Previouse quantitative studies suggest a mutually reinforcing relationship between HIV counselling and testing (HCT) and antiretroviral treatment (ART), HCT is the entry into ART, and access to ART appears to increase HIV-testing uptake in settings with historically low uptake. Adopting a qualitative approach, this study examined the influence of ART on willingness to test for HIV, in a rural community in South Africa. Ninety-six in-dept interviews from a large community-based HIV-prevention trial were analysed. The data provide insight into the community members' views, perceptions and experiences regarding ART, and how they draw on these in making decisions about HIV testing.

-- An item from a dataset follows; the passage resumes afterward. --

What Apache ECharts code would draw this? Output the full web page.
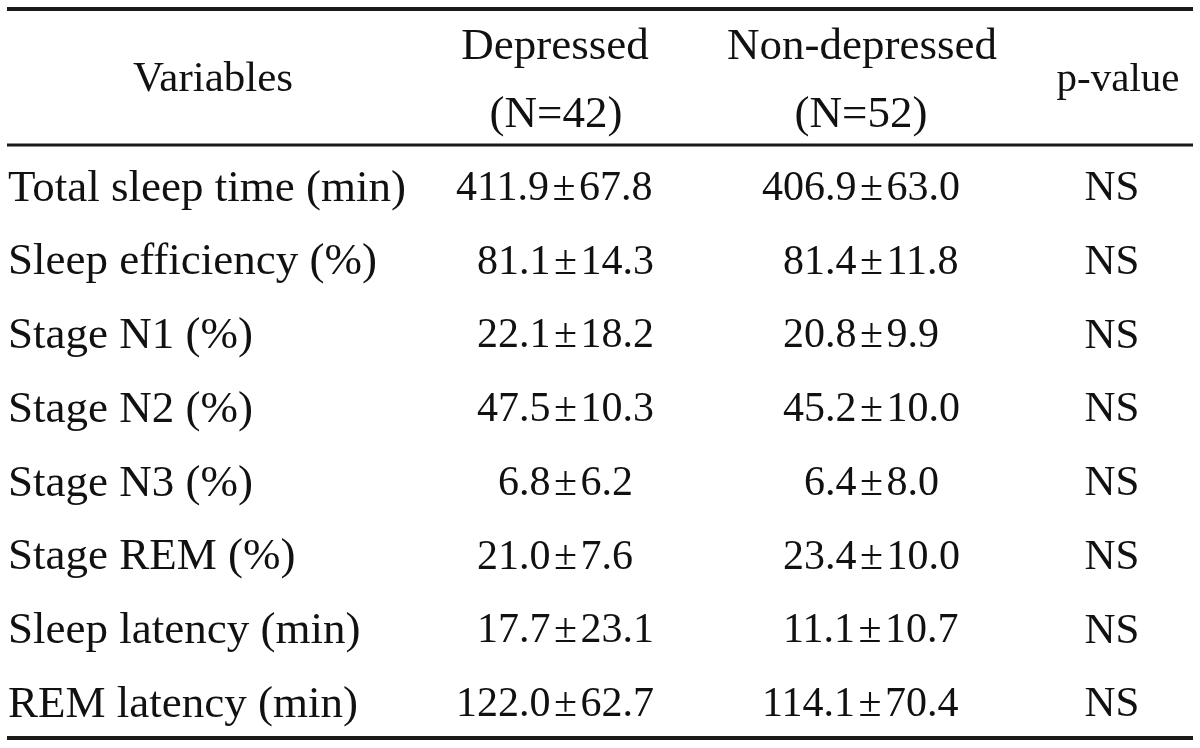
<!DOCTYPE html>
<html>
<head>
<meta charset="utf-8">
<script src="https://cdn.jsdelivr.net/npm/echarts@6/dist/echarts.min.js"></script>
<style>
html,body{margin:0;padding:0;background:#fff;}
#chart{width:1200px;height:748px;}
</style>
</head>
<body>
<div id="chart"></div>
<script>
// ---- data ----
const rowLabels = ['Total sleep time (min)', 'Sleep efficiency (%)', 'Stage N1 (%)', 'Stage N2 (%)',
  'Stage N3 (%)', 'Stage REM (%)', 'Sleep latency (min)', 'REM latency (min)'];
const depressedMean = [411.9, 81.1, 22.1, 47.5, 6.8, 21.0, 17.7, 122.0];
const depressedSD   = [67.8, 14.3, 18.2, 10.3, 6.2, 7.6, 23.1, 62.7];
const nonDepMean    = [406.9, 81.4, 20.8, 45.2, 6.4, 23.4, 11.1, 114.1];
const nonDepSD      = [63.0, 11.8, 9.9, 10.0, 8.0, 10.0, 10.7, 70.4];
const pValues       = ['NS', 'NS', 'NS', 'NS', 'NS', 'NS', 'NS', 'NS'];
const headerVariables = 'Variables';
const headerDepressed = ['Depressed', '(N=42)'];
const headerNonDep    = ['Non-depressed', '(N=52)'];
const headerP         = 'p-value';

// ---- style / layout ----
const FONT = "'Liberation Serif', 'Times New Roman', serif";
const TXT = 45;     // row label font size
const NUM = 42;     // number font size
const PS = 43;      // p-value cell font size
const INK = '#111';
const colVarX = 8, colDepX = 456, colNonX = 762, colPX = 1112;

function fmt(m, s) { return m.toFixed(1) + '\u200A\u00B1\u200A' + s.toFixed(1); }
function intDigits(m) { return String(Math.floor(m)).length; }

function textSeries(xs, texts, size, align) {
  return {
    type: 'custom',
    coordinateSystem: 'cartesian2d',
    data: xs.map((x, i) => [x, i]),
    silent: true,
    renderItem: function (params, api) {
      const p = api.coord([api.value(0), api.value(1)]);
      return {
        type: 'text', x: p[0], y: p[1],
        style: { text: texts[params.dataIndex], fontFamily: FONT, fontSize: size,
                 fill: INK, align: align, verticalAlign: 'middle' }
      };
    }
  };
}
function numSeries(anchor, means, sds) {
  const dw = NUM * 0.5;
  const xs = means.map(m => anchor + (3 - intDigits(m)) * dw);
  const texts = means.map((m, i) => fmt(m, sds[i]));
  return textSeries(xs, texts, NUM, 'left');
}

const chart = echarts.init(document.getElementById('chart'));
const hdr = (x, y, t, size) => ({
  type: 'text', x: x, y: y,
  style: { text: t, fontFamily: FONT, fontSize: size, fill: INK, align: 'center', verticalAlign: 'middle' }
});
const rule = (y, w) => ({
  type: 'line', shape: { x1: 7, y1: y, x2: 1193, y2: y },
  style: { stroke: '#1a1a1a', lineWidth: w }
});
chart.setOption({
  animation: false,
  backgroundColor: '#fff',
  grid: { left: 0, right: 0, top: 152, bottom: 6 },
  xAxis: { type: 'value', min: 0, max: 1200, show: false },
  yAxis: { type: 'category', data: rowLabels, inverse: true, show: false },
  graphic: [
    rule(9, 4), rule(145, 3), rule(738, 4),
    hdr(213, 80, headerVariables, 43),
    hdr(555, 47, headerDepressed[0], 45),
    hdr(556, 115, headerDepressed[1], 45),
    hdr(862, 47, headerNonDep[0], 45),
    hdr(861, 115, headerNonDep[1], 45),
    hdr(1118, 80, headerP, 41)
  ],
  series: [
    textSeries(rowLabels.map(() => colVarX), rowLabels, TXT, 'left'),
    numSeries(colDepX, depressedMean, depressedSD),
    numSeries(colNonX, nonDepMean, nonDepSD),
    textSeries(pValues.map(() => colPX), pValues, PS, 'center')
  ]
});
</script>
</body>
</html>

Several key factors that supported a positive relationship between ART and HIV testing were noted. These included the beliefs that ART brings hope and that it prolongs life; the powerful positive effect of witnessing the recovery of someone on treatment; and that ART encourages early HIV-testing behaviour. A few negative factors that could potentially weaken the effects of this positive relationship between ART and HCT uptake were the disclosure difficulties experienced by those enrolled in treatment, belies that ART does not cure HIV disease and the travel distance to testing and treatment facilities fro where people live and work. HIV/AIDS service providers and programme planners should actively draw on these observations, to encourage increased HIV testing in communities and to ensure that the maximum number o fpeople get the HIV treatment and care services that they require.